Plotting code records
<<<<

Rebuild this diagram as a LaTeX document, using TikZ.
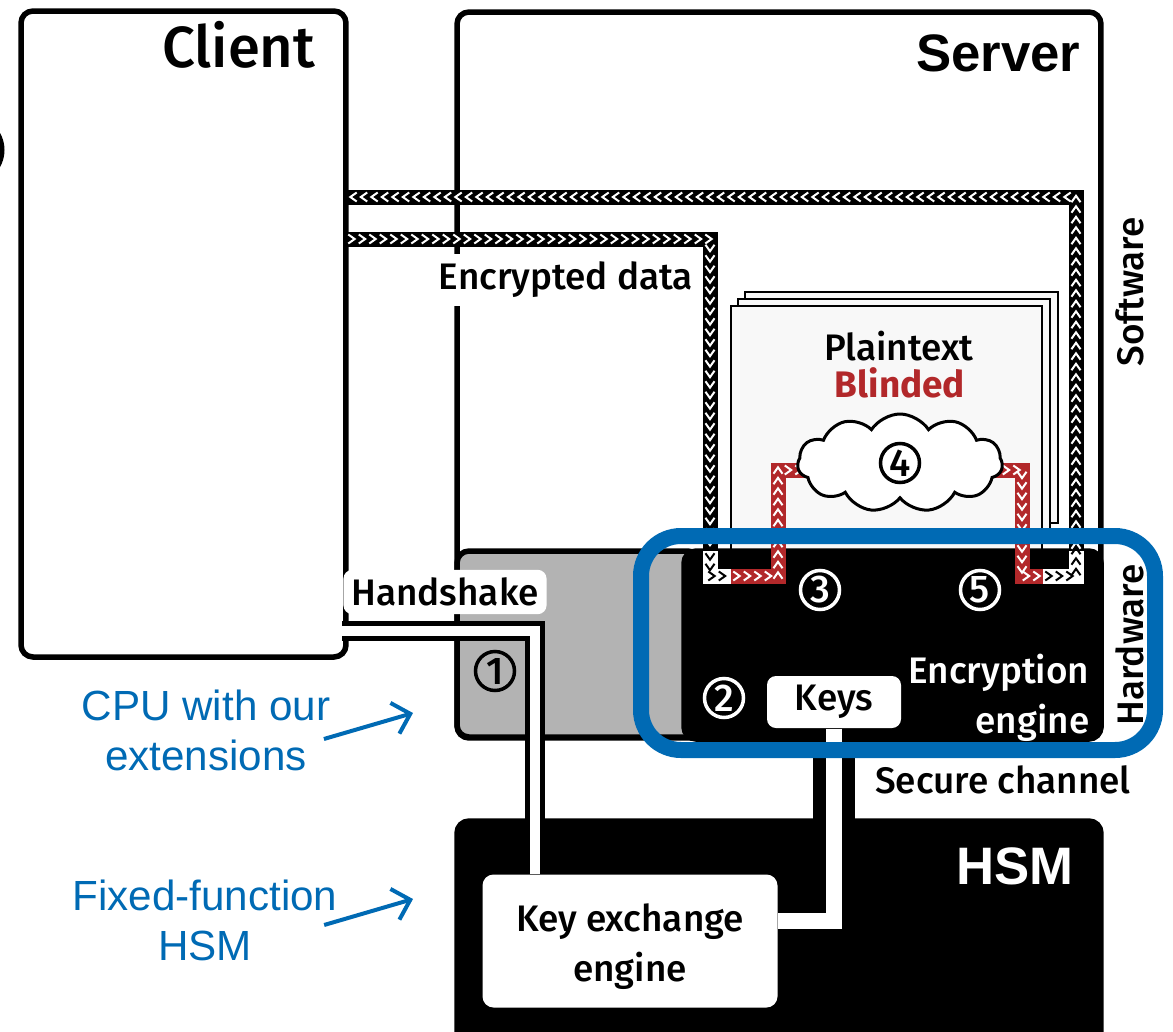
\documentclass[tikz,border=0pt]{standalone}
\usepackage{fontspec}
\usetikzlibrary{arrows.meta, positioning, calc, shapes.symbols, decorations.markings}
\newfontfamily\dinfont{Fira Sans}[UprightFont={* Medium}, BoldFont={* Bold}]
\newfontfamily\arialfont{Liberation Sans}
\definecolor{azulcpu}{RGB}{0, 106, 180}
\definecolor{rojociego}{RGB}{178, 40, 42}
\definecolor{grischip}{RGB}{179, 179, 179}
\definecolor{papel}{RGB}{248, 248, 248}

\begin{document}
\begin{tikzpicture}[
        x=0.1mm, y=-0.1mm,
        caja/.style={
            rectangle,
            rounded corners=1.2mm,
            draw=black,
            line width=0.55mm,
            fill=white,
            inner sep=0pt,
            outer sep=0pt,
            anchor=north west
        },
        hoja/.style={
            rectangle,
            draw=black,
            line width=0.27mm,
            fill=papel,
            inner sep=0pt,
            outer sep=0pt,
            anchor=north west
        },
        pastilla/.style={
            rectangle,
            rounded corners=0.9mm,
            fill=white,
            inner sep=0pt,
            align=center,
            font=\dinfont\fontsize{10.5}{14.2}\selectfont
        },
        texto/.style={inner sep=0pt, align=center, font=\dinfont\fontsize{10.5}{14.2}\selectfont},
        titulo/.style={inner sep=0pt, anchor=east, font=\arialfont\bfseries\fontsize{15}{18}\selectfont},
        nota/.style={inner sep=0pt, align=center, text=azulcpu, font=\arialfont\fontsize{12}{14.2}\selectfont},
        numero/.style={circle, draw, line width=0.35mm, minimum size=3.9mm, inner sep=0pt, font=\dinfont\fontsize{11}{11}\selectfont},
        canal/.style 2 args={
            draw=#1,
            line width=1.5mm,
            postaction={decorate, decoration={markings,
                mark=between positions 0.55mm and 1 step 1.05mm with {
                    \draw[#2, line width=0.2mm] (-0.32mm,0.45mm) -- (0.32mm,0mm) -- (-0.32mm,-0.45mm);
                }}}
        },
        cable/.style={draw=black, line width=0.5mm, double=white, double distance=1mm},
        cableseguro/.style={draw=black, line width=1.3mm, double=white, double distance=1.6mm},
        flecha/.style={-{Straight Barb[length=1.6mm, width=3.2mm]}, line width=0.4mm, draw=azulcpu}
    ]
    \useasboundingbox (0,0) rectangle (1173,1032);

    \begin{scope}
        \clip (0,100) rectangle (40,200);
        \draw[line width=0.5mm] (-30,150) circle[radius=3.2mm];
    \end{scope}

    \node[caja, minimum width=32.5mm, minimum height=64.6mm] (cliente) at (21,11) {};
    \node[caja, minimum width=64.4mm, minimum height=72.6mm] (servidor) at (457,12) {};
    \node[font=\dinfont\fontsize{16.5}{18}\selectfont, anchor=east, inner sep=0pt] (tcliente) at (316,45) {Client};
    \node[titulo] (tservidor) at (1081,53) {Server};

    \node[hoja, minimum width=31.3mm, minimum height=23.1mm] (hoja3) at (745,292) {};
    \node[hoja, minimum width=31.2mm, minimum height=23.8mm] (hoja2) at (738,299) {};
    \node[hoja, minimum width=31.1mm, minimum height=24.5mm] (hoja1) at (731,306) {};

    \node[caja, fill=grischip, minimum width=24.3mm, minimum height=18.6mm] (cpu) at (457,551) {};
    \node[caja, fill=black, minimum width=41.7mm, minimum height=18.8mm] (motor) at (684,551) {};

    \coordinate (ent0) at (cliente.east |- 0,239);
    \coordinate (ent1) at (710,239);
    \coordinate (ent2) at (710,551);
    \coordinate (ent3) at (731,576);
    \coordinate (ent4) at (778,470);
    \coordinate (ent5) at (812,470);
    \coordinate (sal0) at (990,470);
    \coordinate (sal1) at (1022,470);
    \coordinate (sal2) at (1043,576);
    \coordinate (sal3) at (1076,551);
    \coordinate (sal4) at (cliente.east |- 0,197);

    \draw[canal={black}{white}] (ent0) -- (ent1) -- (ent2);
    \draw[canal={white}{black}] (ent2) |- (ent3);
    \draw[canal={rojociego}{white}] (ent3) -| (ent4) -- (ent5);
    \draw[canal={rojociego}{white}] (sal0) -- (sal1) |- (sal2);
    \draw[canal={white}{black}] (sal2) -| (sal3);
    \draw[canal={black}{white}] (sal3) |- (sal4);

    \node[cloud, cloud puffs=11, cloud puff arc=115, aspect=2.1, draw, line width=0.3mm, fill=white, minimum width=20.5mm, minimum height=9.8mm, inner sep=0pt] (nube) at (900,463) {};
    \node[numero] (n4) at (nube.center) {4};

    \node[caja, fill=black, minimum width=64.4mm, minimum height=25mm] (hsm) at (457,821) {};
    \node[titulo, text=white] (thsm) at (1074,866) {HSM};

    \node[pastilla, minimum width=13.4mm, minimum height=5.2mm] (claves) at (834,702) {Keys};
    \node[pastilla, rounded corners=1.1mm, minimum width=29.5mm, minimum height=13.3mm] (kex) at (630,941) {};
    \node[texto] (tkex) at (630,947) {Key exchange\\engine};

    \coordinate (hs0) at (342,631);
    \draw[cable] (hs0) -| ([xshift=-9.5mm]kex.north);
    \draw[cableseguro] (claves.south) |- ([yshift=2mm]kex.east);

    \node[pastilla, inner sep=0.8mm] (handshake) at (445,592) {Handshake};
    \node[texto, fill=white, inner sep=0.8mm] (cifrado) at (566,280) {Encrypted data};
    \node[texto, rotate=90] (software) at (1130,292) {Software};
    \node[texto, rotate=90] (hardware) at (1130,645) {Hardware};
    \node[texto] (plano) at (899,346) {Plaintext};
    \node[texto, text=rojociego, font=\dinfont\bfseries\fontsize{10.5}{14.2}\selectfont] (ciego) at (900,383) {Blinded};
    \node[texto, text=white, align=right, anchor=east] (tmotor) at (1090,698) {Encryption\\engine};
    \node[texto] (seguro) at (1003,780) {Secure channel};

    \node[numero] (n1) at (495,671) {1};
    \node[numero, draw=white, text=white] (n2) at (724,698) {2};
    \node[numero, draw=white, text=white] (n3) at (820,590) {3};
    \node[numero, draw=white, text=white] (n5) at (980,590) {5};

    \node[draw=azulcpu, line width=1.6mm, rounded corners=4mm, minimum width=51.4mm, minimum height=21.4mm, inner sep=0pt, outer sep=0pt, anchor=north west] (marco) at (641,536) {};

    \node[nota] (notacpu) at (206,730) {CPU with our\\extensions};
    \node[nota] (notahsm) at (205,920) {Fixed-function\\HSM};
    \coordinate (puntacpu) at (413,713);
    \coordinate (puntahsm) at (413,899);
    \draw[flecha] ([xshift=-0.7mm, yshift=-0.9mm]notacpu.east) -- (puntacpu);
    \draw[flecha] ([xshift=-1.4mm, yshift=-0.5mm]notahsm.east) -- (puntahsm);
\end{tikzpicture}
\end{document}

>>>>
<<<<

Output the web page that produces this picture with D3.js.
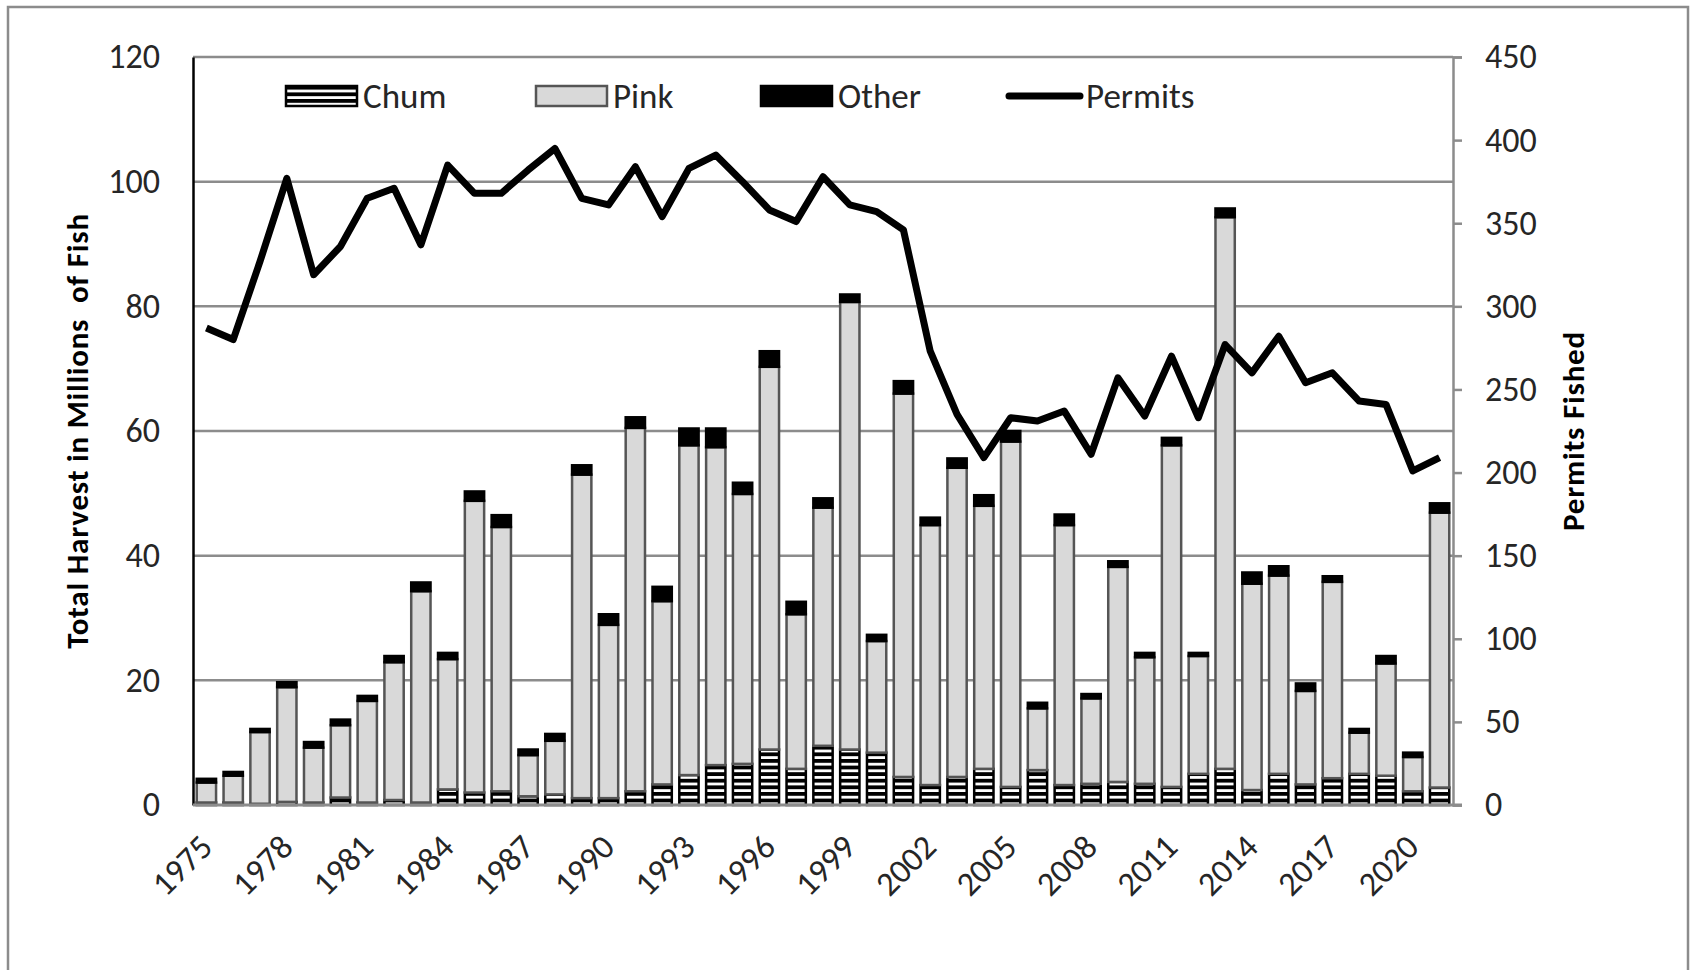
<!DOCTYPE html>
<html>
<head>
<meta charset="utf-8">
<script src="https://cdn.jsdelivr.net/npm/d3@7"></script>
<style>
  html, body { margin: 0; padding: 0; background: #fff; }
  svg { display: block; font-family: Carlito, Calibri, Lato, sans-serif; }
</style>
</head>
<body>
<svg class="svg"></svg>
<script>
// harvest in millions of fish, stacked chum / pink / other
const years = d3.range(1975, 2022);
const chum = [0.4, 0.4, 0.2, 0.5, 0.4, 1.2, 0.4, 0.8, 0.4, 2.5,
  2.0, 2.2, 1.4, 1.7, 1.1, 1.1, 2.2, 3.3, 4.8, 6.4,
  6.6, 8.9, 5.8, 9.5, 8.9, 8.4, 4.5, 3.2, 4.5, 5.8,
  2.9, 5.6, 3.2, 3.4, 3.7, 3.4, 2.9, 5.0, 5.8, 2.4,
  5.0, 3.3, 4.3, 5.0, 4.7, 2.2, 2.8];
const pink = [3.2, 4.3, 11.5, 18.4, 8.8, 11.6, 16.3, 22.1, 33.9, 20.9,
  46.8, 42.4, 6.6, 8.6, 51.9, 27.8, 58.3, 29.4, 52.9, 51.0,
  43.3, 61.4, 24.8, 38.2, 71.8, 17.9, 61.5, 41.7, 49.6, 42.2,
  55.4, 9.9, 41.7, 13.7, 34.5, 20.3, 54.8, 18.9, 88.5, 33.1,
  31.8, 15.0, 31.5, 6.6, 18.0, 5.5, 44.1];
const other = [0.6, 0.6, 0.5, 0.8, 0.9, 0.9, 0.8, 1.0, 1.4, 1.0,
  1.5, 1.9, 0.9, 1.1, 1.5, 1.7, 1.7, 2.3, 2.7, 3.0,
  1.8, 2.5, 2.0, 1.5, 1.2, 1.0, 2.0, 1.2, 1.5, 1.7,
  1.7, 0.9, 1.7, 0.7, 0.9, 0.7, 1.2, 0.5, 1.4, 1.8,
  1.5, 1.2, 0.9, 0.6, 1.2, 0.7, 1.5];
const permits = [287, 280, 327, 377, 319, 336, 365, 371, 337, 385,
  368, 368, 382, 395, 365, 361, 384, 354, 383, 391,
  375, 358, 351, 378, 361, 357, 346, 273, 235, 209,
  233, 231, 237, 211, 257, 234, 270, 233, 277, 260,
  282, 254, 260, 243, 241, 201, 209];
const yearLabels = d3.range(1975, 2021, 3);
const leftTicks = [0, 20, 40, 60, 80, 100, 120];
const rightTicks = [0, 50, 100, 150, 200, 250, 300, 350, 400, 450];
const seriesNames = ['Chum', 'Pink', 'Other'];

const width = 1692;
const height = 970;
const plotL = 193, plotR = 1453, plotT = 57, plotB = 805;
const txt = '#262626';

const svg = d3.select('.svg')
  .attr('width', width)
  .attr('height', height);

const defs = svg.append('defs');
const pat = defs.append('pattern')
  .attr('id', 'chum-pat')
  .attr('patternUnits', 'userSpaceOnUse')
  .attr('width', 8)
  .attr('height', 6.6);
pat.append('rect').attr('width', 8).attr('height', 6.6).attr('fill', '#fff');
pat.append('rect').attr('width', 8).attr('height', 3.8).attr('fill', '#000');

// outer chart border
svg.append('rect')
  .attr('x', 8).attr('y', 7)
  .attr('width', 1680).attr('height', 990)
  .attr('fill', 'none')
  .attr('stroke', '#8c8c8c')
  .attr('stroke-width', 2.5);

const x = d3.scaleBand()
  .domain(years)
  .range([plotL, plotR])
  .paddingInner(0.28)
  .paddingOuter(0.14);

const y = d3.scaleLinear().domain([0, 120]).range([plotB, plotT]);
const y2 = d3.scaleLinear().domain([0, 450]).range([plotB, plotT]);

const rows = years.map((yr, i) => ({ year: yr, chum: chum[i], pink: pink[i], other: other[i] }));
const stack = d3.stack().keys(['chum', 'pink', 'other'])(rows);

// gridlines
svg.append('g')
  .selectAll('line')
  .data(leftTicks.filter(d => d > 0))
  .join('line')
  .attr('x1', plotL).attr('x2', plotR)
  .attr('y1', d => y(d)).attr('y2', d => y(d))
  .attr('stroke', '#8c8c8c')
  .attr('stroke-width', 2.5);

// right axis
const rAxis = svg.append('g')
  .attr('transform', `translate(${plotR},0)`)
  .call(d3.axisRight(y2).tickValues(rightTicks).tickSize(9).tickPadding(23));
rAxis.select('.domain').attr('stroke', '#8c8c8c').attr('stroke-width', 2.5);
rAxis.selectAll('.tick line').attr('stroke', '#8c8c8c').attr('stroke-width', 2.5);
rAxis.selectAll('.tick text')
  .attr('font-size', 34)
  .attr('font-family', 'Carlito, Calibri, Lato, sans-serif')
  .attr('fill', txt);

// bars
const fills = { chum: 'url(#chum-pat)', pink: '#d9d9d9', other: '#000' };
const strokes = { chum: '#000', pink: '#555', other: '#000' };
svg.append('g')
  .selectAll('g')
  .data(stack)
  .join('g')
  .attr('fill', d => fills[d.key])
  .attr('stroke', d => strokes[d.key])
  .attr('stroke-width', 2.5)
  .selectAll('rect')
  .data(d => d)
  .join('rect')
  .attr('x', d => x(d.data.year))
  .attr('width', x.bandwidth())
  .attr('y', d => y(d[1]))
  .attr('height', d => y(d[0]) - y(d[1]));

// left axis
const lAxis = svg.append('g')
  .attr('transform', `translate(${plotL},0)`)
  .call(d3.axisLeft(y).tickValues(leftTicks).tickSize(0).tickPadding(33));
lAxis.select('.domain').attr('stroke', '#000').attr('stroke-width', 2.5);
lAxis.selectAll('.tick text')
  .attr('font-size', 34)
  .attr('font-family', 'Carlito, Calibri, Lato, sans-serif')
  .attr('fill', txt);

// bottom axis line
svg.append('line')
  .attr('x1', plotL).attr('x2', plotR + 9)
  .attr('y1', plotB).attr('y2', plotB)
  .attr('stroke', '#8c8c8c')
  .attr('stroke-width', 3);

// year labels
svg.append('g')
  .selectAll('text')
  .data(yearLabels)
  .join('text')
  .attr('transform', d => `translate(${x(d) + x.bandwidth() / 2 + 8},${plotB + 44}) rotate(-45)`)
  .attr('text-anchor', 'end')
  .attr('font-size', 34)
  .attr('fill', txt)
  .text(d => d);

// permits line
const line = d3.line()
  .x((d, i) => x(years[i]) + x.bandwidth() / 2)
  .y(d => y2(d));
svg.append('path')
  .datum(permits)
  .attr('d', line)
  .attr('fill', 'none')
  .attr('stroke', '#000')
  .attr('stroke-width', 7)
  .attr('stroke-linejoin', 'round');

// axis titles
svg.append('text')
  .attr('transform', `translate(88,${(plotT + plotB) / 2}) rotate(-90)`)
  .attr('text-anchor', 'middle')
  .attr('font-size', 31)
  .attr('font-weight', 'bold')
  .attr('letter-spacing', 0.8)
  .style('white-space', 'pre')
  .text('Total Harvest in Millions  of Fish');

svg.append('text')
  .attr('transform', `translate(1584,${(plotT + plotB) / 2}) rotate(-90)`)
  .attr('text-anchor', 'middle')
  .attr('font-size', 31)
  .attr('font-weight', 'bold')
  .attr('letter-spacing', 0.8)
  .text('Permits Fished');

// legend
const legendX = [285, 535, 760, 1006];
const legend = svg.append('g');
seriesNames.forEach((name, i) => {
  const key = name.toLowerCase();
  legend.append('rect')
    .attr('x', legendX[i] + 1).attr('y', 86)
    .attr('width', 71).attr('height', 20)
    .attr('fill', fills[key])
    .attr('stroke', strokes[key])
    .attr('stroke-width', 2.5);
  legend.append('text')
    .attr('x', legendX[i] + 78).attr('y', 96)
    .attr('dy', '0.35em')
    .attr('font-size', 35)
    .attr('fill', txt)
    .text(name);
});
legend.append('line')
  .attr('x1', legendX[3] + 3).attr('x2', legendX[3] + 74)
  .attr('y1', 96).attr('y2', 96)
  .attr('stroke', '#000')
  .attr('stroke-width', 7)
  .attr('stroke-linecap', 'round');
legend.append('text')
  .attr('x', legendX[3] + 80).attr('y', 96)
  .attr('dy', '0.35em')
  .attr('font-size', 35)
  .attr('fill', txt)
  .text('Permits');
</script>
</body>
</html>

>>>>

Prompt: Above are the records. Identify each line that contains the word "this".

Output below:
Rebuild this diagram as a LaTeX document, using TikZ.
Output the web page that produces this picture with D3.js.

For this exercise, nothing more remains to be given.